For my backups, I model the monthly storage costs (see full pricing details on Backblaze.com), since that’s what I’m going to see on my bill. I rarely restore, and typically it’s a few files.

Getting the B2 Tools

In this tutorial, we’ll be using the b2 command line tool and rclone.

After signing up on backblaze.com, you will be assigned a Master Application Key. For this tutorial, I’ll create a separate Application Key just for this tutorial. It’s important to note that while you can retrieve the keyID at any time by logging into your account, you can only see the applicationKey once at the time you create it.

Next setup the b2 command line tool:

apt-get install python-pip
pip install b2

To use the b2 cli, you first have to authorize the client. I will replace my Key ID with XXXXX and my Application Key with YYYYY.

# b2 authorize-account XXXXX YYYYY
Using https://api.backblazeb2.com

You’ll now find a file called ~/.b2_account_info has been created. This is a sqlite3 database with configuration information. You can take a look at it with sqlite3 (e.g., sqlite3 ~/.b2_account_info) but don’t modify anything. You can move this file if you want, but if you change it to a non-default location you need to set the B2_ACCOUNT_INFO environment variable so the b2 cli knows where to find it.

Picking a B2 Bucket Name

We’ll create a bucket next, which is where you’re store your files.  You can create as many buckets as you like – perhaps one for each VPS, one for different filesystems or projects, etc.
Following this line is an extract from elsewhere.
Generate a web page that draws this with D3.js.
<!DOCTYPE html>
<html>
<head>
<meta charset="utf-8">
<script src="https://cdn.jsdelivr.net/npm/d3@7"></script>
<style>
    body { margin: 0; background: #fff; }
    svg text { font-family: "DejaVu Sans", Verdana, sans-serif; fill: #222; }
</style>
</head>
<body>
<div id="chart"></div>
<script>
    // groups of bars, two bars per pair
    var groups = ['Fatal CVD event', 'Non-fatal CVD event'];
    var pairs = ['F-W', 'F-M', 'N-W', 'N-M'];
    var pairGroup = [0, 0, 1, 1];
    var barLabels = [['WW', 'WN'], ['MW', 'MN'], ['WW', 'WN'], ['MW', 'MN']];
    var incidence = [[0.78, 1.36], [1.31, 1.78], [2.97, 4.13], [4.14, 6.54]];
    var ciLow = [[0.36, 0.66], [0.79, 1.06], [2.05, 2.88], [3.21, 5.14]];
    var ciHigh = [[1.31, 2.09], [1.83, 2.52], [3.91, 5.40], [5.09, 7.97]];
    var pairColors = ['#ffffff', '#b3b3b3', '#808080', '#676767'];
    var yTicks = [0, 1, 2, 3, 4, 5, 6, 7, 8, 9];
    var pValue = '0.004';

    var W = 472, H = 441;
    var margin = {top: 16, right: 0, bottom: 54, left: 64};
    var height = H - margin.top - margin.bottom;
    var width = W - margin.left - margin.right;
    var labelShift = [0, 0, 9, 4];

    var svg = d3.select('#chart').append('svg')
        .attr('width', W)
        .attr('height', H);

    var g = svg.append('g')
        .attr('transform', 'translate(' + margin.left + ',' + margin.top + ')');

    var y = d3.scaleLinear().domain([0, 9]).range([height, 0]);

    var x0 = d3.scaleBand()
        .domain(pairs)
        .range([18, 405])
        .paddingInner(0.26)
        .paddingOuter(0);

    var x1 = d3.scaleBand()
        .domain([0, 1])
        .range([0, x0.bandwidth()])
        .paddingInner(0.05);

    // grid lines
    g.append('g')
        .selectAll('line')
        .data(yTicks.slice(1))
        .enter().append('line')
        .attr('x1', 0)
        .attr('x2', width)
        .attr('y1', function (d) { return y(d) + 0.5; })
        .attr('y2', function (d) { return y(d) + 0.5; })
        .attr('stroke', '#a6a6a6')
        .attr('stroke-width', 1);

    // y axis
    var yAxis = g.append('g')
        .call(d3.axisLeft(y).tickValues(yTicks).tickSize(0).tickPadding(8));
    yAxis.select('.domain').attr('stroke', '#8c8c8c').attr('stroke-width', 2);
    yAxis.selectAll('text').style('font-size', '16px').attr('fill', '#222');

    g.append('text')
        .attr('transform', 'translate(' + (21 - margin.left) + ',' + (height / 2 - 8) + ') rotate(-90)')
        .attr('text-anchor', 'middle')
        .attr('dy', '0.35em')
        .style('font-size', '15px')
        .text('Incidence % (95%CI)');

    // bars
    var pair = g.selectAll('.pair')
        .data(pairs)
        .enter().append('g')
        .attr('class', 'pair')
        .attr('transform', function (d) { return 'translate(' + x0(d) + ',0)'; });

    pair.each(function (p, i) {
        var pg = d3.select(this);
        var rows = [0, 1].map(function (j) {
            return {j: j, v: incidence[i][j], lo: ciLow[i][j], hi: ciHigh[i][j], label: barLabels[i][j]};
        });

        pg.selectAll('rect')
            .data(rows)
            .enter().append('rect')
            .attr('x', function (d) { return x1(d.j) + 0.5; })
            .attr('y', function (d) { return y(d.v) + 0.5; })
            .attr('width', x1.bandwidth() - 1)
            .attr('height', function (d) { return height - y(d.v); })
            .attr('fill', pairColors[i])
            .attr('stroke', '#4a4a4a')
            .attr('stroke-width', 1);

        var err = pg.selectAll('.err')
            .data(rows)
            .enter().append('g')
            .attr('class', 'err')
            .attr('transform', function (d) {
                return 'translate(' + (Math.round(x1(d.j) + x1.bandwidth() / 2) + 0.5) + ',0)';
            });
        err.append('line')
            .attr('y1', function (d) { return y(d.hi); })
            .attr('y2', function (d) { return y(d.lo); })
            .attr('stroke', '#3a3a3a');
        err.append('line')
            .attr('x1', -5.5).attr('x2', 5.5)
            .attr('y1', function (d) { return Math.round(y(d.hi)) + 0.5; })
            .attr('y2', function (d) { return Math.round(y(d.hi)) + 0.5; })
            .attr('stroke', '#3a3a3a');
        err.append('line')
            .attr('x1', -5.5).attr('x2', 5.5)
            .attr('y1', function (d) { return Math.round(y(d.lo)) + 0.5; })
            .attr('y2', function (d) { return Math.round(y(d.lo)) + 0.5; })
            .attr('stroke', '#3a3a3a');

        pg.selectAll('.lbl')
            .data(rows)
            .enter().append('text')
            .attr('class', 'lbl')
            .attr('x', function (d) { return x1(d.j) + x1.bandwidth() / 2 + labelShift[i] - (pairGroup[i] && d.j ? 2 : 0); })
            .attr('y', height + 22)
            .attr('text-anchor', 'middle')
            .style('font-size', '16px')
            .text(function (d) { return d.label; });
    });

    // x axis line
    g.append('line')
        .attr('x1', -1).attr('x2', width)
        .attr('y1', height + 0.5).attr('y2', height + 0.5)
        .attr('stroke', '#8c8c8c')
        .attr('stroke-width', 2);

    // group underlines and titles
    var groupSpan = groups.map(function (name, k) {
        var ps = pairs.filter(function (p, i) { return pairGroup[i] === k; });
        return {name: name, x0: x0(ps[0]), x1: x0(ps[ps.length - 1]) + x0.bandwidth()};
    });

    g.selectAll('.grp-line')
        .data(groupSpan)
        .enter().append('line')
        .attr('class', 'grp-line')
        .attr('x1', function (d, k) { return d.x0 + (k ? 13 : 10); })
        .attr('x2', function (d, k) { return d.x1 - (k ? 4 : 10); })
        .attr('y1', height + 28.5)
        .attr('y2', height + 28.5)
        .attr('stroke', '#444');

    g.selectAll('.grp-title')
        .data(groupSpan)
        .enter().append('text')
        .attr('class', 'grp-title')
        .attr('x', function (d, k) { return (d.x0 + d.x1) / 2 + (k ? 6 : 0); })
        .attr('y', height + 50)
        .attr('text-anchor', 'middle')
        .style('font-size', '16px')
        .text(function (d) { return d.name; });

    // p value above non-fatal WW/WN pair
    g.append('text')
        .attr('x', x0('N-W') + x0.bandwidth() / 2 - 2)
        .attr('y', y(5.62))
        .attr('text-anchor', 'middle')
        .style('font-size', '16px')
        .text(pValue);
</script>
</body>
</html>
It’s important to realize that the b2 namespace is completely flat. You will never get a bucket named ‘backup’ because there are 7 billion other humans fighting for that name. Bucket names have a minimum of 6 and a maximum of 50 characters and consist of letters, digits, and hyphens. They also cannot start with b2-.

One trick to make sure you have a consistent naming standard is to prefix your bucket names with something long, like a UUID.  A v4 UUID is 37 characters so if you use a UUID v4 plus a trailing hyphen, that leaves 12 characters for a bucket name and you can rest assured it is available.
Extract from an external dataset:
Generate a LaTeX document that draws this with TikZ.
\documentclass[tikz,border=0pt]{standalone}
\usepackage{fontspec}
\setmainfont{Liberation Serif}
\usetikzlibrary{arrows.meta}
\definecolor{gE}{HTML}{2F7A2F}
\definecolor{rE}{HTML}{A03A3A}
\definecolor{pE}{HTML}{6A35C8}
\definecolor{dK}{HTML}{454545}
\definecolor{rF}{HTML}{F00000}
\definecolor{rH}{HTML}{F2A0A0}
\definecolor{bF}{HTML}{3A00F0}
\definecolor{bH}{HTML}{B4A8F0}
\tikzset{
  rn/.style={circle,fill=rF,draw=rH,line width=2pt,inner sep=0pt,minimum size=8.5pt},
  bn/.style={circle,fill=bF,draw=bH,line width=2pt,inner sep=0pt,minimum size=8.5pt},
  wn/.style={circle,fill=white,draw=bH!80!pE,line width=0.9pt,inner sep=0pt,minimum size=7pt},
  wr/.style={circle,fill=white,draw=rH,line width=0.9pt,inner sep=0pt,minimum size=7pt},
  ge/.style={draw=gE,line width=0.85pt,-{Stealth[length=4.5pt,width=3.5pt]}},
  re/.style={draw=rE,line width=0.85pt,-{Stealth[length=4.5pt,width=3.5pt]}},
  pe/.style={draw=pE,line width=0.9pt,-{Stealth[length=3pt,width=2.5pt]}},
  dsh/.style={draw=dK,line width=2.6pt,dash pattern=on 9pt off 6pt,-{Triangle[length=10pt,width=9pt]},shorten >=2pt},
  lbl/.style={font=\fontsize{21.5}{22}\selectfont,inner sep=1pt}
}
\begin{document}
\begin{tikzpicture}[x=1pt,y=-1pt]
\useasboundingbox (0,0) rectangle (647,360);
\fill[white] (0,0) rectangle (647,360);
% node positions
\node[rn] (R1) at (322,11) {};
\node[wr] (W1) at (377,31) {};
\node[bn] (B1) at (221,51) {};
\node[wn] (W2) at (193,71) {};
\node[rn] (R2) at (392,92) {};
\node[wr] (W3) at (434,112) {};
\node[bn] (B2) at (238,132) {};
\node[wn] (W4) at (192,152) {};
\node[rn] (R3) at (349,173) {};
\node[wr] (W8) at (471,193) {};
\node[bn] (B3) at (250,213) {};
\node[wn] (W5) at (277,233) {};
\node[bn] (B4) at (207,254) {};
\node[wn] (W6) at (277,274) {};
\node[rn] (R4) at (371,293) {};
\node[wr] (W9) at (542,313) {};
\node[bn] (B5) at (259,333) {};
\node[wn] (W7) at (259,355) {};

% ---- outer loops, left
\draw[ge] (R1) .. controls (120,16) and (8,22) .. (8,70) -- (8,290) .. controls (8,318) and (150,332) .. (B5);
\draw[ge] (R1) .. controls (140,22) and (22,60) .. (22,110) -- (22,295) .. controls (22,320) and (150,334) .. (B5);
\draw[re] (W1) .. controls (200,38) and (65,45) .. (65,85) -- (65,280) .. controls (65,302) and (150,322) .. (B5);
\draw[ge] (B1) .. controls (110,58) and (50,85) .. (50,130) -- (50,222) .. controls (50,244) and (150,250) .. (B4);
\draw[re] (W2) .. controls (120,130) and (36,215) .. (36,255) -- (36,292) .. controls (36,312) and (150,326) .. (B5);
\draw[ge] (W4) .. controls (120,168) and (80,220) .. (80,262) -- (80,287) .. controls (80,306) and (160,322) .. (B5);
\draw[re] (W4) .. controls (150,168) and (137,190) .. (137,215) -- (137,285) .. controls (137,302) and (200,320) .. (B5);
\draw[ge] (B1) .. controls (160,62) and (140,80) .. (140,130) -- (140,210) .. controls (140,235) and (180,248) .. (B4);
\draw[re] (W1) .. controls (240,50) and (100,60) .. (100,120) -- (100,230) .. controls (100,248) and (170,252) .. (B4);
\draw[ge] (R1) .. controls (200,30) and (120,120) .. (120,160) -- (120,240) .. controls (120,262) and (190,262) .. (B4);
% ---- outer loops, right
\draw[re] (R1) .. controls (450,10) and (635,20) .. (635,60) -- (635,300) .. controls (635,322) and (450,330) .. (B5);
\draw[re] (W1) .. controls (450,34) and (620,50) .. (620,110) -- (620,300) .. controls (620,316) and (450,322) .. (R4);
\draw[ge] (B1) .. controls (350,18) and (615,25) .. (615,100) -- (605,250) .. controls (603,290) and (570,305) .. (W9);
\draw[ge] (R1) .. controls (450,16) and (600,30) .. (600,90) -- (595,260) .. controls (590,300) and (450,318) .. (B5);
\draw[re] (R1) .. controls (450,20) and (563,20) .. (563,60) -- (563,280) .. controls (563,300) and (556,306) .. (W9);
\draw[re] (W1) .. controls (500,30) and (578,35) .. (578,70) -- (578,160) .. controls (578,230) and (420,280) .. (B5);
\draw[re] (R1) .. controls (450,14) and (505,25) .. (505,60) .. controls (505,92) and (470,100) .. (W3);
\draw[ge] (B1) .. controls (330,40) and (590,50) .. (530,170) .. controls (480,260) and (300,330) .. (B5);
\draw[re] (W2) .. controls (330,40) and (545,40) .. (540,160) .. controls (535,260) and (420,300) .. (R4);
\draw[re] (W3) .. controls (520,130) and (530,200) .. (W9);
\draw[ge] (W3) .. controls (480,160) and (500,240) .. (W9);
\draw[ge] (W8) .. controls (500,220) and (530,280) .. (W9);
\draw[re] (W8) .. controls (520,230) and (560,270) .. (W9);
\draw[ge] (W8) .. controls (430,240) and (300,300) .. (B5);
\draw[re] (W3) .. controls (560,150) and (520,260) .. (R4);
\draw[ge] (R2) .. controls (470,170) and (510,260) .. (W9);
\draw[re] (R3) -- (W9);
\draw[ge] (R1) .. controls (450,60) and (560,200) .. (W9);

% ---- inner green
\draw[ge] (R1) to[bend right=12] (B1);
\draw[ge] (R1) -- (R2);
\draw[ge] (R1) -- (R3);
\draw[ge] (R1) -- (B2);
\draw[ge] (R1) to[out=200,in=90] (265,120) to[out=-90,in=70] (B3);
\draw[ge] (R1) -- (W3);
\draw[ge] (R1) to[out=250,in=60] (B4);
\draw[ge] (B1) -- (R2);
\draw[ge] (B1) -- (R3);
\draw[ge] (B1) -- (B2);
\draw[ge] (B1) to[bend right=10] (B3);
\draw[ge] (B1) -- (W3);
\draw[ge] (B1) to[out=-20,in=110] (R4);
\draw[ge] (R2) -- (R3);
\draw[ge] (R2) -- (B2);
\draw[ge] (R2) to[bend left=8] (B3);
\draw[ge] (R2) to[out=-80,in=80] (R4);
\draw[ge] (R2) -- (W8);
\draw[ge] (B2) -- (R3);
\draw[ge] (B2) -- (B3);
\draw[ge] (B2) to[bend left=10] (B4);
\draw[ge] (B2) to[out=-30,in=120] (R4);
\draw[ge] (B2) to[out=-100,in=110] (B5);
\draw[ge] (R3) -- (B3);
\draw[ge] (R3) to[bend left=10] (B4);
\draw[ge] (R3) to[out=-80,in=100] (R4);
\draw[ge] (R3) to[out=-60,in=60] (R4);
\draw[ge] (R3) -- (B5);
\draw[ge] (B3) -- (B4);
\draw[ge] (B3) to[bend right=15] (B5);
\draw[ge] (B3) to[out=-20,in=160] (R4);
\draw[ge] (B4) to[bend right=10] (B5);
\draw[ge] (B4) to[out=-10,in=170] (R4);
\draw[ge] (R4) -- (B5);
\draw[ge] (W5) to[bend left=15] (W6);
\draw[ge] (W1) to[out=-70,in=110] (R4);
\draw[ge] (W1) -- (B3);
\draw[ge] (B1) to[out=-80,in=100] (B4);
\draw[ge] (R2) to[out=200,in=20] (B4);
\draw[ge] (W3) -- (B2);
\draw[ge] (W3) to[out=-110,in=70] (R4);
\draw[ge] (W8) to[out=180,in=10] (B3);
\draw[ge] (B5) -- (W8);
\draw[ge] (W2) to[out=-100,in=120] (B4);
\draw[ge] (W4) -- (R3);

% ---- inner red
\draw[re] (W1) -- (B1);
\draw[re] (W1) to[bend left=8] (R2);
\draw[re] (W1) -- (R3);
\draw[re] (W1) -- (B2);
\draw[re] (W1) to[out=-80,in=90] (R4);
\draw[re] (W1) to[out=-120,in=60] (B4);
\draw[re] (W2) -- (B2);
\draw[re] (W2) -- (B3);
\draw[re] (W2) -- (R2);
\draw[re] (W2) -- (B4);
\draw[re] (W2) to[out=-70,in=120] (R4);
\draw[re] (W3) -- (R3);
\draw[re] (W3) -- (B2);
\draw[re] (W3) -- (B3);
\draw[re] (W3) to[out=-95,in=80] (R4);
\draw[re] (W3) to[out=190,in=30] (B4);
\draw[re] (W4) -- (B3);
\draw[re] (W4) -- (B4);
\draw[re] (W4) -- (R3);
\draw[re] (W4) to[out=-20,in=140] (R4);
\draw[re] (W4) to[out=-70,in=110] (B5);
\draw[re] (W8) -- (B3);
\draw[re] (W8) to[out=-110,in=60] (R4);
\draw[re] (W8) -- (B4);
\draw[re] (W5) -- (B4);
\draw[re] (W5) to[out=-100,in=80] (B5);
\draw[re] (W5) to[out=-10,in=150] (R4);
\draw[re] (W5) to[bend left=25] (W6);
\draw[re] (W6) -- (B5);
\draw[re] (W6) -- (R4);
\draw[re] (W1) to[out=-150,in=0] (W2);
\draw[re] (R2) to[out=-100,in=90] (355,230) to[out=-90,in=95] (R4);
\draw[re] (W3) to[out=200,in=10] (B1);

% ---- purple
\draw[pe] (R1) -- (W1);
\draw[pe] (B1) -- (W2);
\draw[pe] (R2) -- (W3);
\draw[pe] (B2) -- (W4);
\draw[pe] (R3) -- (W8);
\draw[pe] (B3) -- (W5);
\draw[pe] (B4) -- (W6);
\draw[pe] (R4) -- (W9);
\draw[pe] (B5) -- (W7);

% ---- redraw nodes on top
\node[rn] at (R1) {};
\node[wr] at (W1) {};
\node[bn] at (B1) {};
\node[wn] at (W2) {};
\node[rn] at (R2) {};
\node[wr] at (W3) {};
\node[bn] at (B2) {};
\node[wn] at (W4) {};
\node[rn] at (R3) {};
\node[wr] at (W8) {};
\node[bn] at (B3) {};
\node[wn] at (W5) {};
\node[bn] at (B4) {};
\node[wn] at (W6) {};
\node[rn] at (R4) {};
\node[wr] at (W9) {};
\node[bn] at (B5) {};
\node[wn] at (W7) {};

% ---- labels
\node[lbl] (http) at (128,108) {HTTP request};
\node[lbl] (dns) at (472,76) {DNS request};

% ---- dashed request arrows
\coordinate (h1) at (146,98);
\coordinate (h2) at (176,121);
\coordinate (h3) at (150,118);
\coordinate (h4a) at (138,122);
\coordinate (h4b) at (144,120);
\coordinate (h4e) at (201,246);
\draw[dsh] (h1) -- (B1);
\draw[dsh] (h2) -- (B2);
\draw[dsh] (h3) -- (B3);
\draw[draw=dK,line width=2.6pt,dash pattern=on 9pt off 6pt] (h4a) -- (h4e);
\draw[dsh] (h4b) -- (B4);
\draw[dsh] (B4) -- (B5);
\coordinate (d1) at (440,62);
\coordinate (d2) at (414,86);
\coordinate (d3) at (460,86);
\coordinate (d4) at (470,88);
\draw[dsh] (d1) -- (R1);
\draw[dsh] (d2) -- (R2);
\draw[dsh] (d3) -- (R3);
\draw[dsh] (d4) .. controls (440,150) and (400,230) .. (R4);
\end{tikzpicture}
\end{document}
Using an online UUID generator (or install the uuid package and run uuid -v4), I chose this bucket name:

5e73a641-5685-4ab5-9276-9f480ebabd2e-backup

I could also remove the hypens if I wanted more space.

Creating the Bucket

Let’s use the b2 command line tool to create a bucket. You could also create one on backblaze.com. By default, if you create a bucket it has a lifecycle setting that retains previous versions of files. In our case, we don’t want to do that. We can either create the bucket on backblaze.com and set the life cycle rules there, or pass some JSON on the b2 command-line to accomplish the same thing.  (I’ve split the long line here but you should type this all on one line without the back slashes).
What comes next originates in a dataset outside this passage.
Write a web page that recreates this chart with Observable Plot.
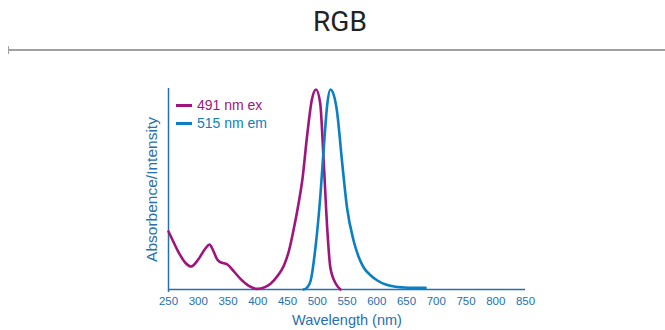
<!DOCTYPE html>
<html>
<head>
<meta charset="utf-8">
<script src="https://cdn.jsdelivr.net/npm/d3@7"></script>
<script src="https://cdn.jsdelivr.net/npm/@observablehq/plot@0.6"></script>
<style>
  html, body { margin: 0; padding: 0; background: #fff; }
  body { width: 665px; height: 330px; position: relative; overflow: hidden; font-family: "Liberation Sans", Arial, sans-serif; }
  #title { position: absolute; left: 0; top: 4px; width: 680px; text-align: center; font-family: Roboto, "Liberation Sans", sans-serif; font-size: 28px; color: #222; line-height: 36px; }
  #rule { position: absolute; left: 8px; top: 49px; width: 657px; height: 0; border-top: 2px solid #a0a0a0; }
  #ruletick { position: absolute; left: 8px; top: 46px; width: 0; height: 8px; border-left: 1.5px solid #a0a0a0; }
  #chart { position: absolute; left: 0; top: 60px; }
  #legend { position: absolute; left: 176px; top: 96px; font-size: 14px; line-height: 18px; }
  #legend .row { display: flex; align-items: center; }
  #legend .sw { display: inline-block; width: 16px; height: 3px; margin-right: 5px; }
</style>
</head>
<body>
<div id="title">RGB</div>
<div id="rule"></div>
<div id="ruletick"></div>
<div id="chart"></div>
<div id="legend"></div>
<script>
const seriesNames = ["491 nm ex", "515 nm em"];
const seriesColors = ["#a0147e", "#0a7fc3"];

const exWavelength = [250, 258, 267, 278, 288, 300, 312, 319, 325, 332, 337, 349, 360, 371, 385, 399, 412, 421, 435, 444, 453, 461, 468, 475, 483, 491, 498, 505, 511, 517, 522, 531, 539];
const exValue      = [29, 24, 18.6, 13.5, 11.5, 15, 20.5, 22.5, 19.5, 15, 13.7, 12.5, 9, 5.3, 1.8, 0.3, 1.2, 2.8, 7.5, 12, 20, 31, 42, 55, 77, 95, 100, 93, 63, 29.5, 11, 3, 0];

const emWavelength = [477, 483, 489, 497, 505, 511, 517, 522, 528, 533, 542, 550, 561, 570, 578, 590, 601, 615, 629, 645, 657, 682];
const emValue      = [0, 1, 4.5, 21, 46, 71, 93, 100, 97, 89.5, 63, 41, 24.5, 16, 11, 7, 4.5, 2.5, 1.5, 1, 0.8, 0.8];

const xTicks = [250, 300, 350, 400, 450, 500, 550, 600, 650, 700, 750, 800, 850];
const xLabel = "Wavelength (nm)";
const yLabel = "Absorbence/Intensity";

const axisColor = "#2470b3";

const rows = [
  ...exWavelength.map((w, i) => ({w, v: exValue[i], s: seriesNames[0]})),
  ...emWavelength.map((w, i) => ({w, v: emValue[i], s: seriesNames[1]}))
];

const plot = Plot.plot({
  width: 665,
  height: 270,
  marginLeft: 168,
  marginRight: 140,
  marginTop: 29,
  marginBottom: 41,
  style: { fontFamily: "'Liberation Sans', Arial, sans-serif", background: "transparent" },
  x: { domain: [250, 850] },
  y: { domain: [0, 100], axis: null },
  color: { domain: seriesNames, range: seriesColors },
  marks: [
    Plot.axisX({ ticks: xTicks, tickSize: 0, tickPadding: 7, label: null, fontSize: 11.5, color: axisColor }),
    Plot.ruleX([250], { y1: -1.5, y2: 100.5, stroke: axisColor, strokeWidth: 1.5 }),
    Plot.ruleY([0], { stroke: axisColor, strokeWidth: 1.5 }),
    Plot.line(rows, { x: "w", y: "v", z: "s", stroke: "s", strokeWidth: 2.6, curve: "monotone-x" }),
    Plot.text([xLabel], { frameAnchor: "bottom", dy: 31, lineAnchor: "middle", fontSize: 14.5, fill: axisColor }),
    Plot.text([yLabel], { frameAnchor: "left", dx: -16, rotate: -90, textAnchor: "middle", lineAnchor: "middle", fontSize: 15.5, fill: axisColor })
  ]
});
document.getElementById("chart").appendChild(plot);

const legend = document.getElementById("legend");
seriesNames.forEach((n, i) => {
  const row = document.createElement("div");
  row.className = "row";
  const sw = document.createElement("span");
  sw.className = "sw";
  sw.style.background = seriesColors[i];
  const t = document.createElement("span");
  t.textContent = n;
  t.style.color = seriesColors[i];
  row.appendChild(sw);
  row.appendChild(t);
  legend.appendChild(row);
});
</script>
</body>
</html>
# b2 create-bucket --lifecycleRules \
'[{ "daysFromHidingToDeleting": 1, "daysFromUploadingToHiding": null, "fileNamePrefix":"" }]' \
5e73a641-5685-4ab5-9276-9f480ebabd2e-backup allPrivate
8be70287ff4bc9157a1e0915

That command says “create a bucket, set the life cycle to only keep the most recent version of the file, and make all files in the bucket private”. The command returns the bucket ID.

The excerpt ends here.